The hero is also an orphan in search of the true parentage. He seeks to return to the womb/tomb. It is in the warm, dark, quiet places where he creates his fictions in order to "go on." He must, however, leave the darkness from time to time in order to attempt his quests.

The characters of both authors seek to escape Time, to make an end so that the Self can be reunited with the Whole. All their elaborate fictions are attempts to utter a name which will cause a silence, bring an end.

Both authors owe a literary debt to William Shakespeare, particularly in regard to the concept of nothingness. Both agree that any attempt to impose meaning into the world could only result in destruction.

The characters of both Melville and Beckett journey a treacherous path bordered on both sides by chasms of suicide and insanity. They must proceed on a solitary quest which will render no final answers.
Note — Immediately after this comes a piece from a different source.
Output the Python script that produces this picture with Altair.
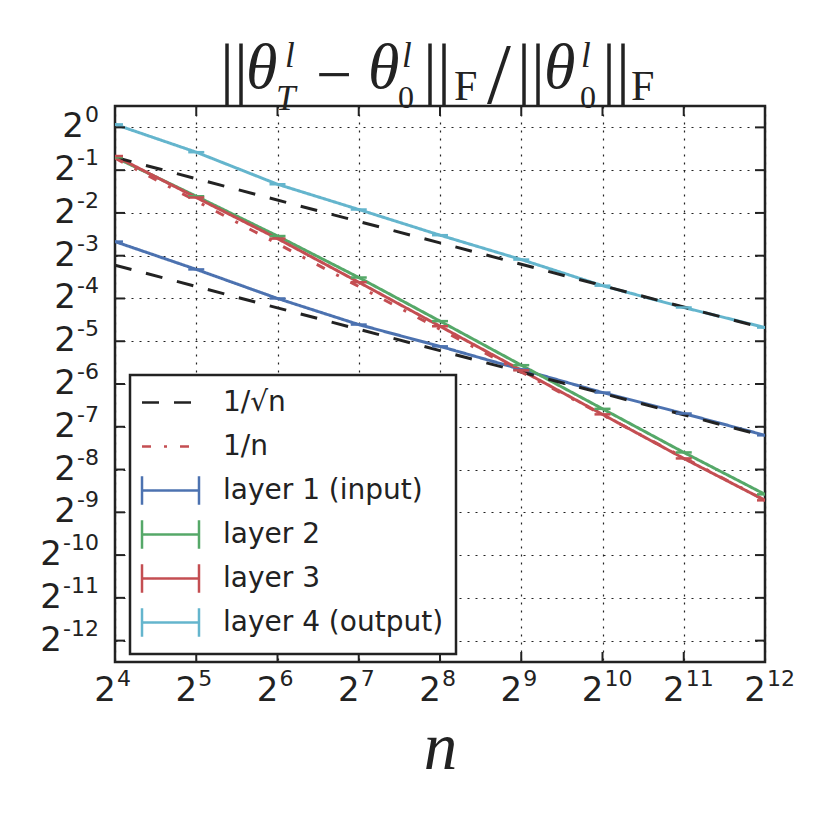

The journey will lead them, each one a unique Ulysses, far across uncharted seas to an Ithaca that does not exist. That these seas are primarily those of the Self is evident.

Time and time again, both authors, through their characters, admit to and lament over a paradox: language is an extremely inadequate and deceptive tool which one ought to avoid, yet it is the only tool available to link the Self with external reality. One may cry about it, berate it, but in the end one will equip oneself with this frail instrument and "go on." The language must continue, the fictions must be formed, and the man must endure the "waiting" as he goes on, ever onward, in "the long sonata of the dead," to the grave.